6. The blade as claimed in claim 5, wherein the radius of curvature at said point of the line of the points P2 is equal to a corresponding radius of curvature on the theoretical profile, plus a third of said distance.

7. The blade as claimed in claim 1, wherein the surface of the zone of connection to the point P1 is tangential along its end to the suction face of the blade.

8. The blade as claimed in claim 1, wherein the surface of the connection zone at P3 is tangential along its end to the pressure face of the blade.

9. The blade as claimed in claim 1, wherein the profile C1 is deduced, at least partially, from that of the suction face surface of the theoretical airfoil by a combination of geometric transformations of the translation, change of scale and/or affinity type.

10. The blade as claimed in claim 1, wherein the profile C3 is deduced, at least partially, from that of the pressure face surface FI of the theoretical airfoil by a combination of geometrical transformations of the translation, change of scale and/or affinity type.

11. The blade as claimed in claim 1, wherein, in at least one sectional plane perpendicular to a leading edge of the theoretical profile, a center of gravity of the connection zone defined by a surface situated upstream of the points P1 and P3 relative to the direction of flow of the fluid is on the axis of smallest inertia of the surface of the theoretical profile.
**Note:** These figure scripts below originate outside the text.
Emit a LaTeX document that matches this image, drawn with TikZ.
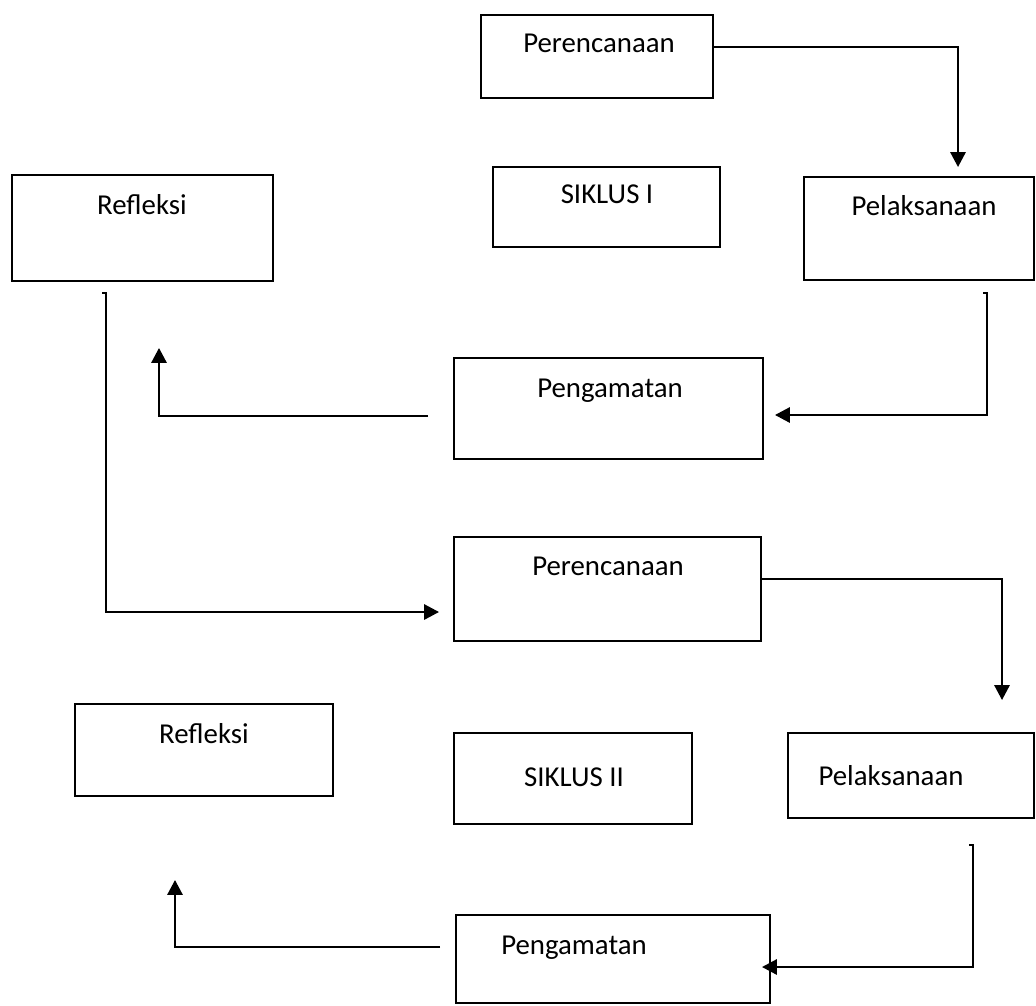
\documentclass[tikz,border=0pt]{standalone}
\usepackage{fontspec}
\setmainfont{Carlito}
\usetikzlibrary{arrows.meta,fit}

\tikzset{
  kotak/.style={draw, line width=1.3pt, inner sep=0pt},
  teks/.style={anchor=base, font=\fontsize{20.5}{24}\selectfont},
  panah/.style={line width=1.4pt, -{Triangle[length=0.37cm,width=0.38cm]}}
}

\begin{document}
\begin{tikzpicture}[x=0.025cm, y=-0.025cm]
  \useasboundingbox (0,0) rectangle (1036,1005);

  % Boxes (pixel corners)
  \foreach \nama/\xa/\ya/\xb/\yb in {
      rencanaA/481/15/713/98, siklusA/493/167/720/247,
      laksanaA/804/177/1034/280, refleksiA/12/175/273/281,
      amatA/454/358/763/459,
      rencanaB/454/537/761/641, refleksiB/75/704/333/796,
      siklusB/454/733/692/824, laksanaB/788/733/1034/818,
      amatB/456/915/770/1003} {
    \node[kotak, fit={(\xa,\ya) (\xb,\yb)}] (\nama) {};
  }

  % Labels (baseline positions)
  \node[teks] (t-rencanaA) at (599,53) {Perencanaan};
  \node[teks] (t-siklusA) at (607,203) {SIKLUS I};
  \node[teks] (t-laksanaA) at (924,215) {Pelaksanaan};
  \node[teks] (t-refleksiA) at (142,214) {Refleksi};
  \node[teks] (t-amatA) at (610,397) {Pengamatan};
  \node[teks] (t-rencanaB) at (608,575) {Perencanaan};
  \node[teks] (t-refleksiB) at (204,743) {Refleksi};
  \node[teks] (t-siklusB) at (574,786) {SIKLUS II};
  \node[teks] (t-laksanaB) at (891,785) {Pelaksanaan};
  \node[teks] (t-amatB) at (574,954) {Pengamatan};

  % Free ends of the connectors
  \coordinate (ujungA) at (958,167);
  \coordinate (mulaiB) at (983,293);
  \coordinate (ujungB) at (775,415);
  \coordinate (mulaiC) at (428,416);
  \coordinate (ujungC) at (159,348);
  \coordinate (mulaiD) at (102,293);
  \coordinate (ujungD) at (439,612);
  \coordinate (ujungE) at (1002,700);
  \coordinate (mulaiF) at (969,845);
  \coordinate (ujungF) at (762,967);
  \coordinate (mulaiG) at (440,947);
  \coordinate (ujungG) at (175,880);

  % Siklus I
  \draw[panah] ([yshift=0.24cm]rencanaA.east) -| (ujungA);
  \draw[panah] (mulaiB) -- ++(4,0) |- (ujungB);
  \draw[panah] (mulaiC) -| (ujungC);
  \draw[panah] (mulaiD) -- ++(4,0) |- (ujungD);

  % Siklus II
  \draw[panah] ([yshift=0.24cm]rencanaB.east) -| (ujungE);
  \draw[panah] (mulaiF) -- ++(4,0) |- (ujungF);
  \draw[panah] (mulaiG) -| (ujungG);
\end{tikzpicture}
\end{document}
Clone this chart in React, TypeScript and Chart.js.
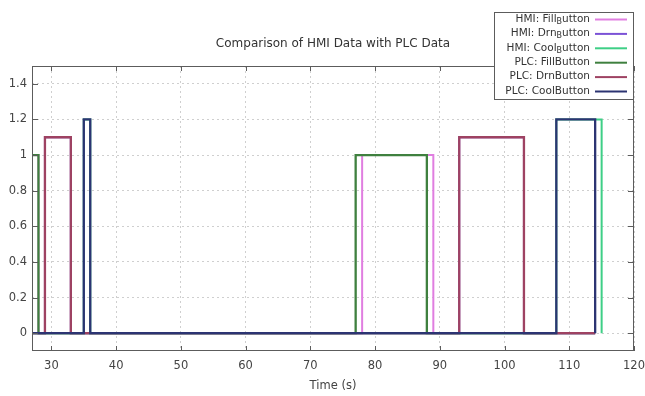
import React, { useEffect, useRef } from 'react';
import { Chart, registerables } from 'chart.js';

Chart.register(...registerables);

// ---- data (time in seconds, value held until next time) ----
const hmiFillTime = [27, 28, 78, 89, 114];
const hmiFillValue = [1, 0, 1, 0, 0];
const hmiDrnTime = [27, 29, 33, 93, 103, 114];
const hmiDrnValue = [0, 1.1, 0, 1.1, 0, 0];
const hmiCoolTime = [27, 35, 36, 108, 115];
const hmiCoolValue = [0, 1.2, 0, 1.2, 0];
const plcFillTime = [27, 28, 77, 88, 114];
const plcFillValue = [1, 0, 1, 0, 0];
const plcDrnTime = [27, 29, 33, 93, 103, 114];
const plcDrnValue = [0, 1.1, 0, 1.1, 0, 0];
const plcCoolTime = [27, 35, 36, 108, 114];
const plcCoolValue = [0, 1.2, 0, 1.2, 0];

const seriesLabels = [
  'HMI: Fill_Button',
  'HMI: Drn_Button',
  'HMI: Cool_Button',
  'PLC: FillButton',
  'PLC: DrnButton',
  'PLC: CoolButton',
];
const seriesColors = ['#e07ee0', '#7b52d6', '#3ecf86', '#3f803f', '#9e4262', '#2c3472'];
const seriesWidths = [2, 2, 2, 2.3, 2.3, 2.3];

const xTickValues = [30, 40, 50, 60, 70, 80, 90, 100, 110, 120];
const yTickValues = [0, 0.2, 0.4, 0.6, 0.8, 1, 1.2, 1.4];

const chartTitle = 'Comparison of HMI Data with PLC Data';
const xAxisTitle = 'Time (s)';

const FONT = '"DejaVu Sans", Verdana, sans-serif';

function drawEnhanced(ctx: CanvasRenderingContext2D, text: string, xRight: number, y: number) {
  // gnuplot enhanced text: character after "_" is a subscript
  const parts: { t: string; sub: boolean }[] = [];
  let i = 0;
  let buf = '';
  while (i < text.length) {
    if (text[i] === '_' && i + 1 < text.length) {
      if (buf) parts.push({ t: buf, sub: false });
      buf = '';
      parts.push({ t: text[i + 1], sub: true });
      i += 2;
    } else {
      buf += text[i];
      i++;
    }
  }
  if (buf) parts.push({ t: buf, sub: false });
  const normal = `10.5px ${FONT}`;
  const small = `8px ${FONT}`;
  let total = 0;
  for (const p of parts) {
    ctx.font = p.sub ? small : normal;
    total += ctx.measureText(p.t).width;
  }
  let x = xRight - total;
  ctx.textAlign = 'left';
  ctx.textBaseline = 'middle';
  for (const p of parts) {
    ctx.font = p.sub ? small : normal;
    ctx.fillText(p.t, x, p.sub ? y + 3 : y);
    x += ctx.measureText(p.t).width;
  }
}

const decorPlugin = {
  id: 'decor',
  beforeDraw(chart: any) {
    const ctx = chart.ctx;
    ctx.save();
    ctx.fillStyle = '#ffffff';
    ctx.fillRect(0, 0, chart.width, chart.height);
    ctx.restore();
  },
  afterDatasetsDraw(chart: any) {
    const ctx: CanvasRenderingContext2D = chart.ctx;
    const { left, right, top, bottom } = chart.chartArea;
    const xs = chart.scales.x;
    const ys = chart.scales.y;
    ctx.save();
    ctx.strokeStyle = '#5c5c5c';
    ctx.lineWidth = 1;
    ctx.beginPath();
    for (const t of xs.ticks) {
      const px = Math.round(xs.getPixelForValue(t.value)) + 0.5;
      ctx.moveTo(px, bottom);
      ctx.lineTo(px, bottom - 5);
      ctx.moveTo(px, top);
      ctx.lineTo(px, top + 5);
    }
    for (const t of ys.ticks) {
      const py = Math.round(ys.getPixelForValue(t.value)) + 0.5;
      ctx.moveTo(left, py);
      ctx.lineTo(left + 6, py);
      ctx.moveTo(right, py);
      ctx.lineTo(right - 6, py);
    }
    ctx.stroke();
    ctx.strokeRect(Math.round(left) + 0.5, Math.round(top) + 0.5, Math.round(right - left) - 1, Math.round(bottom - top) - 1);

    // title
    ctx.fillStyle = '#333333';
    ctx.font = `12px ${FONT}`;
    ctx.textAlign = 'center';
    ctx.textBaseline = 'middle';
    ctx.fillText(chartTitle, 333, 44);

    // x axis title
    ctx.font = `11.5px ${FONT}`;
    ctx.fillStyle = '#444444';
    ctx.fillText(xAxisTitle, (left + right) / 2, 386);

    // legend
    const bx = 494, by = 12, bw = 139, bh = 87;
    ctx.fillStyle = '#ffffff';
    ctx.fillRect(bx, by, bw, bh);
    ctx.strokeStyle = '#5c5c5c';
    ctx.strokeRect(bx + 0.5, by + 0.5, bw, bh);
    chart.data.datasets.forEach((ds: any, i: number) => {
      const ry = 19 + i * 14.4;
      ctx.fillStyle = '#333333';
      drawEnhanced(ctx, ds.label, 590, ry);
      ctx.strokeStyle = ds.borderColor;
      ctx.lineWidth = 2;
      ctx.beginPath();
      ctx.moveTo(595, ry + 0.5);
      ctx.lineTo(627, ry + 0.5);
      ctx.stroke();
    });
    ctx.restore();
  },
};

function buildPoints(t: number[], v: number[]) {
  return t.map((x, i) => ({ x, y: v[i] }));
}

export default function App() {
  const ref = useRef<HTMLCanvasElement | null>(null);
  useEffect(() => {
    if (!ref.current) return;
    const series = [
      [hmiFillTime, hmiFillValue],
      [hmiDrnTime, hmiDrnValue],
      [hmiCoolTime, hmiCoolValue],
      [plcFillTime, plcFillValue],
      [plcDrnTime, plcDrnValue],
      [plcCoolTime, plcCoolValue],
    ];
    const chart = new Chart(ref.current, {
      type: 'line',
      data: {
        datasets: series.map(([t, v], i) => ({
          label: seriesLabels[i],
          data: buildPoints(t, v),
          borderColor: seriesColors[i],
          backgroundColor: seriesColors[i],
          borderWidth: seriesWidths[i],
          stepped: true,
          pointRadius: 0,
          fill: false,
          order: 5 - i,
        })),
      },
      options: {
        responsive: false,
        animation: false,
        events: [],
        layout: { padding: { top: 66, right: 11, left: 0, bottom: 0 } },
        plugins: {
          legend: { display: false },
          title: { display: false },
          tooltip: { enabled: false },
        },
        scales: {
          x: {
            type: 'linear',
            min: 27,
            max: 120,
            afterFit: (s: any) => { s.height = 45; s.paddingLeft = 0; s.paddingRight = 0; },
            afterBuildTicks: (s: any) => { s.ticks = xTickValues.map((value) => ({ value })); },
            grid: { color: '#cfcfcf', drawTicks: false, lineWidth: 1 },
            border: { display: false, dash: [2, 3] },
            ticks: {
              padding: 8,
              maxRotation: 0,
              autoSkip: false,
              color: '#444444',
              font: { family: FONT, size: 11.5 },
              callback: (v: any) => String(v),
            },
          },
          y: {
            type: 'linear',
            min: -0.1,
            max: 1.5,
            afterFit: (s: any) => { s.width = 32; s.paddingTop = 0; s.paddingBottom = 0; },
            afterBuildTicks: (s: any) => { s.ticks = yTickValues.map((value) => ({ value })); },
            grid: { color: '#cfcfcf', drawTicks: false, lineWidth: 1 },
            border: { display: false, dash: [2, 3] },
            ticks: {
              padding: 5,
              autoSkip: false,
              color: '#444444',
              font: { family: FONT, size: 11.5 },
              callback: (v: any) => String(Number(Number(v).toFixed(1))),
            },
          },
        },
      },
      plugins: [decorPlugin],
    });
    return () => chart.destroy();
  }, []);
  return (
    <div style={{ position: 'absolute', left: 0, top: 0, width: 645, height: 396 }}>
      <canvas ref={ref} width={645} height={396} style={{ display: 'block' }} />
    </div>
  );
}
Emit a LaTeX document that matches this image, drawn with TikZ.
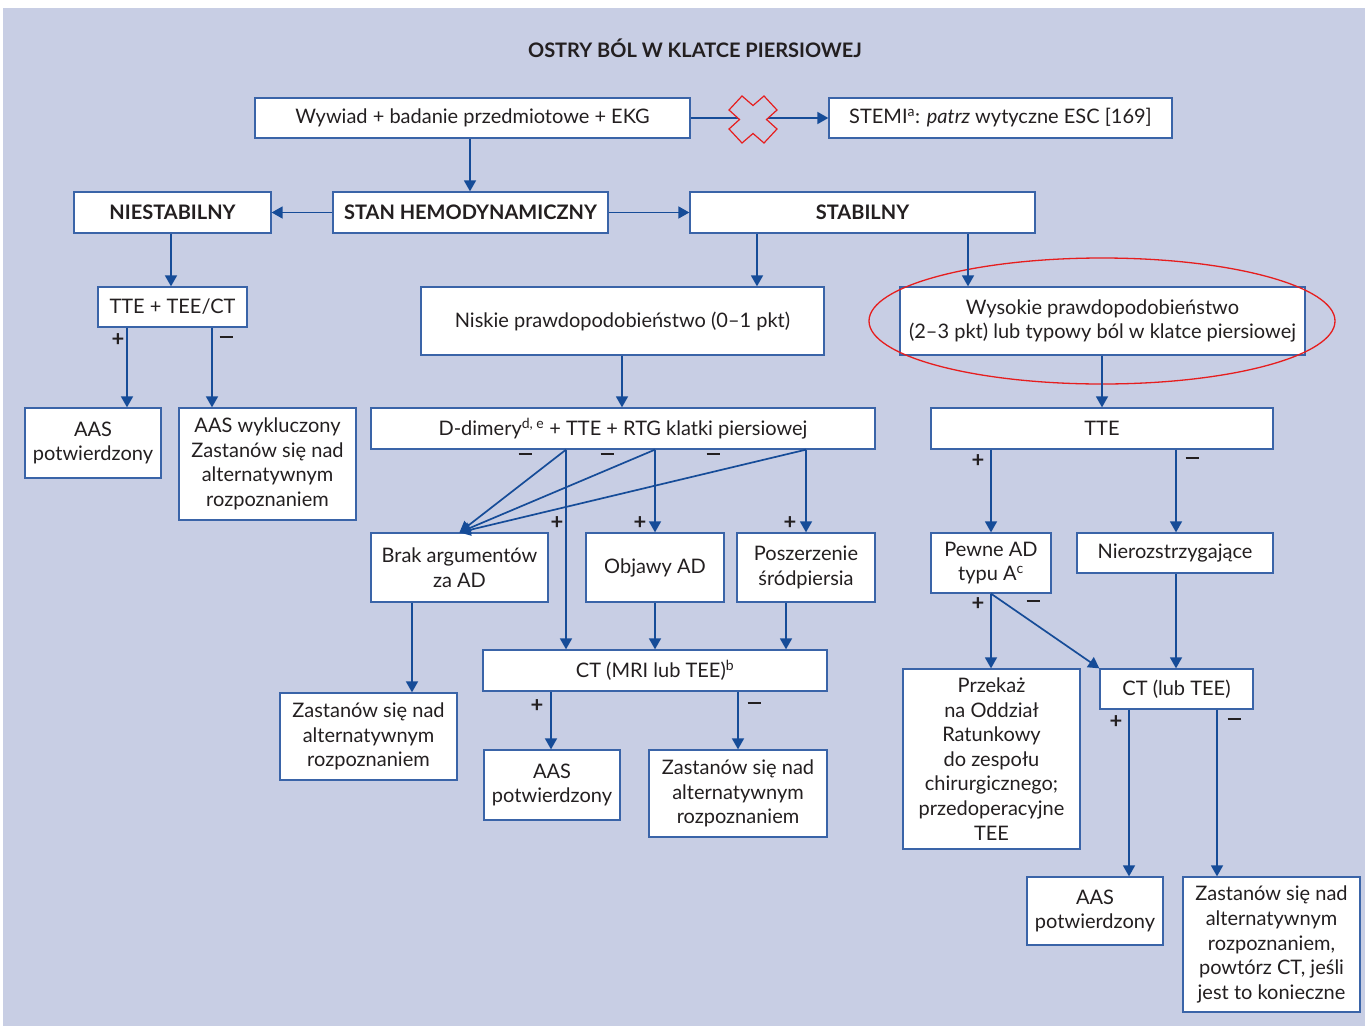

12. A turbomachine module comprising at least one blade as claimed in claim 1.

13. A turbomachine comprising at least one blade as claimed in claim 1.

14. The blade as claimed in claim 3, wherein an angle between the line of the points P2 and the leading edge is based on the angle α.

15. The blade as claimed in claim 11, wherein the center of gravity of the connection zone is as close as possible to a center of gravity of the theoretical profile.